Write out the material again exactly, please, and omit the pictures.
————————
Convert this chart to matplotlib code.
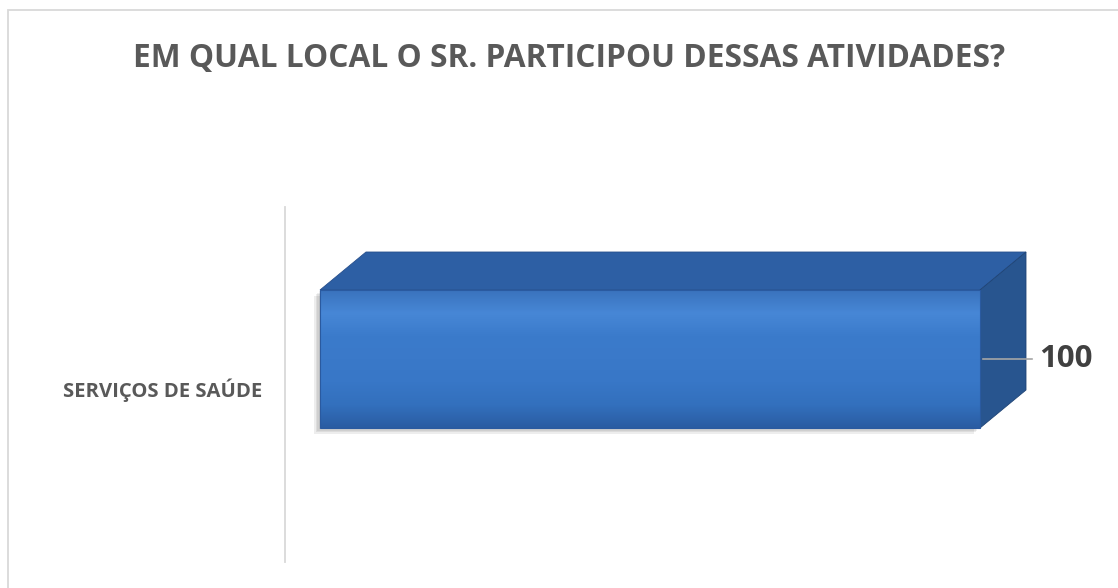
import numpy as np
import matplotlib.pyplot as plt
from matplotlib.patches import Polygon, Rectangle
from matplotlib.colors import LinearSegmentedColormap
import matplotlib.transforms as mtransforms

categorias = ['SERVIÇOS DE SAÚDE']
valores = [100]
titulo = 'EM QUAL LOCAL O SR. PARTICIPOU DESSAS ATIVIDADES?'

W, H = 1118, 588
fig = plt.figure(figsize=(W / 100, H / 100), dpi=100)
fig.patch.set_facecolor('white')

# moldura do gráfico (continua para fora da imagem)
fig.add_artist(Rectangle((8 / W, -0.2), 1.2, 1.2 - 10 / H, transform=fig.transFigure,
                         fill=False, ec='#d9d9d9', lw=1.3))

# eixos: posição em pixels
ax = fig.add_axes([285 / W, (H - 562) / H, 760 / W, 355 / H])
ax.set_xlim(-35 / 6.6, -35 / 6.6 + 760 / 6.6)
ax.set_ylim(-203 / 355, 152 / 355)
ax.axis('off')

bars = ax.barh(range(len(categorias)), valores, height=138 / 355,
               color='#3a78c8', edgecolor='none', zorder=3)

# profundidade 3D em pixels
dx, dy = 46 / 100 * 72, 38 / 100 * 72
off = mtransforms.offset_copy(ax.transData, fig=fig, x=dx, y=dy, units='points')
cmap_front = LinearSegmentedColormap.from_list(
    'frente', ['#2a5ca2', '#3370bd', '#3877c7', '#3a79c9', '#3b7bcb', '#4787d6', '#3a73bd'])

for b in bars:
    x0, y0 = b.get_x(), b.get_y()
    x1, y1 = x0 + b.get_width(), y0 + b.get_height()
    # sombra suave
    for i, a in enumerate([0.06, 0.06, 0.07, 0.07]):
        s = mtransforms.offset_copy(ax.transData, fig=fig, x=-1 - i, y=-1 - i, units='points')
        ax.add_patch(Rectangle((x0, y0), x1 - x0, y1 - y0, transform=s,
                               fc='black', alpha=a, ec='none', zorder=1))
    inv = ax.transData.inverted()
    # topo
    topo_pts = ax.transData.transform([(x0, y1), (x1, y1)])
    topo_back = off.transform([(x1, y1), (x0, y1)])
    topo = Polygon(inv.transform(np.vstack([topo_pts, topo_back])), closed=True,
                   fc='#2d5fa4', ec='#274f8c', lw=0.6, zorder=2)
    ax.add_patch(topo)
    # lateral direita
    lat_front = ax.transData.transform([(x1, y0), (x1, y1)])
    lat_back = off.transform([(x1, y1), (x1, y0)])
    lateral = Polygon(inv.transform(np.vstack([lat_front, lat_back])), closed=True,
                      fc='#28558f', ec='#1f4475', lw=0.6, zorder=2)
    ax.add_patch(lateral)
    # gradiente da face frontal
    grad = np.linspace(0, 1, 256).reshape(-1, 1)
    im = ax.imshow(grad, cmap=cmap_front, aspect='auto', origin='lower',
                   extent=(x0, x1, y0, y1), zorder=4)
    im.set_clip_path(b)
    ax.add_patch(Rectangle((x0, y0), x1 - x0, y1 - y0, fill=False,
                           ec='#2a5aa0', lw=0.8, zorder=5))
    # linha de chamada e rótulo
    yc = (y0 + y1) / 2
    ax.annotate('', xy=(x1, yc), xytext=(x1 + 55 / 6.6, yc),
                arrowprops=dict(arrowstyle='-', color='#a6a6a6', lw=1.2), zorder=6)
    ax.text(x1 + 59 / 6.6, yc, str(valores[0]), ha='left', va='center',
            fontsize=22.5, fontweight='bold', color='#404040', family='Open Sans', zorder=6)

ax.set_ylim(-203 / 355, 152 / 355)

# eixo das categorias
fig.add_artist(plt.Line2D([285 / W, 285 / W], [(H - 562) / H, (H - 207) / H],
                          transform=fig.transFigure, color='#d9d9d9', lw=1.3))
for i, c in enumerate(categorias):
    fig.text(262 / W, (H - 390) / H, c, ha='right', va='center', fontsize=14.6,
             fontweight='bold', color='#595959', family='Open Sans')

fig.text(569 / W, (H - 58) / H, titulo, ha='center', va='center', fontsize=22.8,
         fontweight='bold', color='#595959', family='Open Sans')

fig.savefig('out.png', dpi=100, facecolor='white')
————————
# REPLY TO THE TASK
Convert this chart to matplotlib code.
import numpy as np
import matplotlib.pyplot as plt
from matplotlib.patches import Polygon, Rectangle
from matplotlib.colors import LinearSegmentedColormap
import matplotlib.transforms as mtransforms

categorias = ['SERVIÇOS DE SAÚDE']
valores = [100]
titulo = 'EM QUAL LOCAL O SR. PARTICIPOU DESSAS ATIVIDADES?'

W, H = 1118, 588
fig = plt.figure(figsize=(W / 100, H / 100), dpi=100)
fig.patch.set_facecolor('white')

# moldura do gráfico (continua para fora da imagem)
fig.add_artist(Rectangle((8 / W, -0.2), 1.2, 1.2 - 10 / H, transform=fig.transFigure,
                         fill=False, ec='#d9d9d9', lw=1.3))

# eixos: posição em pixels
ax = fig.add_axes([285 / W, (H - 562) / H, 760 / W, 355 / H])
ax.set_xlim(-35 / 6.6, -35 / 6.6 + 760 / 6.6)
ax.set_ylim(-203 / 355, 152 / 355)
ax.axis('off')

bars = ax.barh(range(len(categorias)), valores, height=138 / 355,
               color='#3a78c8', edgecolor='none', zorder=3)

# profundidade 3D em pixels
dx, dy = 46 / 100 * 72, 38 / 100 * 72
off = mtransforms.offset_copy(ax.transData, fig=fig, x=dx, y=dy, units='points')
cmap_front = LinearSegmentedColormap.from_list(
    'frente', ['#2a5ca2', '#3370bd', '#3877c7', '#3a79c9', '#3b7bcb', '#4787d6', '#3a73bd'])

for b in bars:
    x0, y0 = b.get_x(), b.get_y()
    x1, y1 = x0 + b.get_width(), y0 + b.get_height()
    # sombra suave
    for i, a in enumerate([0.06, 0.06, 0.07, 0.07]):
        s = mtransforms.offset_copy(ax.transData, fig=fig, x=-1 - i, y=-1 - i, units='points')
        ax.add_patch(Rectangle((x0, y0), x1 - x0, y1 - y0, transform=s,
                               fc='black', alpha=a, ec='none', zorder=1))
    inv = ax.transData.inverted()
    # topo
    topo_pts = ax.transData.transform([(x0, y1), (x1, y1)])
    topo_back = off.transform([(x1, y1), (x0, y1)])
    topo = Polygon(inv.transform(np.vstack([topo_pts, topo_back])), closed=True,
                   fc='#2d5fa4', ec='#274f8c', lw=0.6, zorder=2)
    ax.add_patch(topo)
    # lateral direita
    lat_front = ax.transData.transform([(x1, y0), (x1, y1)])
    lat_back = off.transform([(x1, y1), (x1, y0)])
    lateral = Polygon(inv.transform(np.vstack([lat_front, lat_back])), closed=True,
                      fc='#28558f', ec='#1f4475', lw=0.6, zorder=2)
    ax.add_patch(lateral)
    # gradiente da face frontal
    grad = np.linspace(0, 1, 256).reshape(-1, 1)
    im = ax.imshow(grad, cmap=cmap_front, aspect='auto', origin='lower',
                   extent=(x0, x1, y0, y1), zorder=4)
    im.set_clip_path(b)
    ax.add_patch(Rectangle((x0, y0), x1 - x0, y1 - y0, fill=False,
                           ec='#2a5aa0', lw=0.8, zorder=5))
    # linha de chamada e rótulo
    yc = (y0 + y1) / 2
    ax.annotate('', xy=(x1, yc), xytext=(x1 + 55 / 6.6, yc),
                arrowprops=dict(arrowstyle='-', color='#a6a6a6', lw=1.2), zorder=6)
    ax.text(x1 + 59 / 6.6, yc, str(valores[0]), ha='left', va='center',
            fontsize=22.5, fontweight='bold', color='#404040', family='Open Sans', zorder=6)

ax.set_ylim(-203 / 355, 152 / 355)

# eixo das categorias
fig.add_artist(plt.Line2D([285 / W, 285 / W], [(H - 562) / H, (H - 207) / H],
                          transform=fig.transFigure, color='#d9d9d9', lw=1.3))
for i, c in enumerate(categorias):
    fig.text(262 / W, (H - 390) / H, c, ha='right', va='center', fontsize=14.6,
             fontweight='bold', color='#595959', family='Open Sans')

fig.text(569 / W, (H - 58) / H, titulo, ha='center', va='center', fontsize=22.8,
         fontweight='bold', color='#595959', family='Open Sans')

fig.savefig('out.png', dpi=100, facecolor='white')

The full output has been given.